Change Continues, the second largest party in Bulgaria’s parliament, nominated former education minister Nikolai Denkov for prime minister, the party's co-founder Kiril Petkov said on December 15 at a press conference.
Denkov was minister of education at Petkov’s government and in the previous two caretaker governments. His nomination was backed by Democratic Bulgaria, Petkov said. The two reformist formations have decided to attempt to get support for a minority government if given the second mandate by President Rumen Radev.
As Gerb, which won the October 2 snap general election, failed to get enough support for its government, Change Continues is expected to get the second mandate within days.
Denkov said he has accepted the nomination with the plan to try to find an agreement between political parties in parliament on the most important topics for the country.

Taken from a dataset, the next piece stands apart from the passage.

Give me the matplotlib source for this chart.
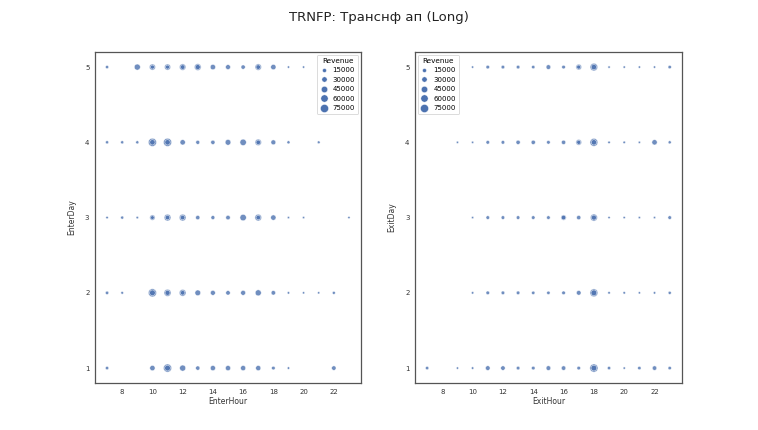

“We begin conversations with all political forces, the idea is to decide together what could unite us and those who would be ready to support such a government to engage with work for the implementation of the policies we present,” Denkov said.
He added he would invite all seven political parties in parliament to a joint meeting.
“The task is extremely difficult but we are treating it with absolute responsibility,” Denkov said.
Assen Vassilev, Change Continues’ second founder, said that the party already managed to hold talks with three other parties in parliament on December 15 – Democratic Bulgaria, the Bulgarian Socialist Party (BSP) and Bulgarian Ascend. However, the MPs of these four parties are not enough for a ruling majority.
Change Continues said it will propose a minority government if it gets support for its top priorities and if at least some of them are voted on before the election of a government. They include legislation reforms that would secure Bulgaria’s entry in the eurozone and the Schengen border-free area, as well as social policies.
Scrapping legislation on re-introducing paper ballots is also among the top priorities. Vassilev said that if lawmakers overturn the veto Radev has imposed on those changes this would be a very bad sign of the lack of political will for talks on the important topics for Bulgaria.
“We hope that we can persuade at least some of the parties that participate in these changes to the electoral law to reconsider whether it is more important to have a government this winter or if they are ready to bury this opportunity because of the electoral law,” Denkov said.
Meanwhile, Gerb and far-right Vazrazhdane indicated that they would not participate in meetings organised by Change Continues.